The proven and probable mineral resource for the Amayapampa mine in Bolivia is now estimated at 4.3 million tonnes grading 2.82 grams gold per tonne.
Da Capo Resources (VSE), which is working to outline a bulk-minable reserve, can earn a 70% interest by spending $6 million over two years. Small-scale underground mining is currently being carried out at a rate of about 120 tonnes per day from a series of high-grade quartz veins within a mineralized shear zone.

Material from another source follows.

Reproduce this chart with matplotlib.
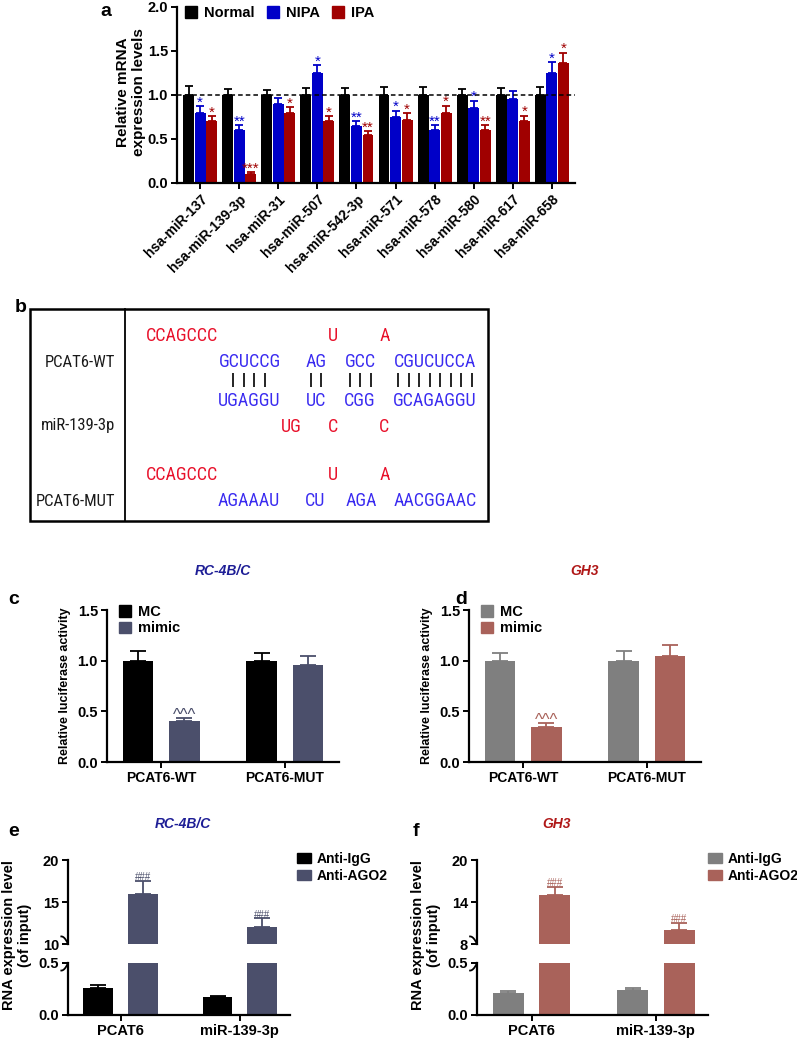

Kilborn Engineering Pacific arrived at the resource estimate based on assay data from 5-metre channel samples collected from 116 crosscuts within existing underground workings; they were collected over a 500-metre strike length and a 214-metre vertical extent. The average crosscut width is 18.65 metres, which, in many cases, does not cover the entire width of the mineralized zone, leaving it open to the 40-metre width of the shear zone. The zone remains open on strike and to depth. Ross Beaty, president of Da Capo, says the company is working to determine the deposit’s ultimate size through stepout drilling.
Assays are pending on the first 100-metre stepout hole, which intersected visible gold in several areas over 100 metres of the 300-metre core length. Kilborn’s resource estimate is based on a cutoff grade of 0.7 grams and all assay values are uncut. If high-grade assays are cut to 10 grams, the estimate drops to 4.3 million tonnes grading 1.54 grams.
Increasing the cutoff to 1 gram lowers the cut tonnage to 3.2 million tonnes grading 1.76 grams.
Da Capo has $9 million in working capital, no debt and about 10 million shares outstanding.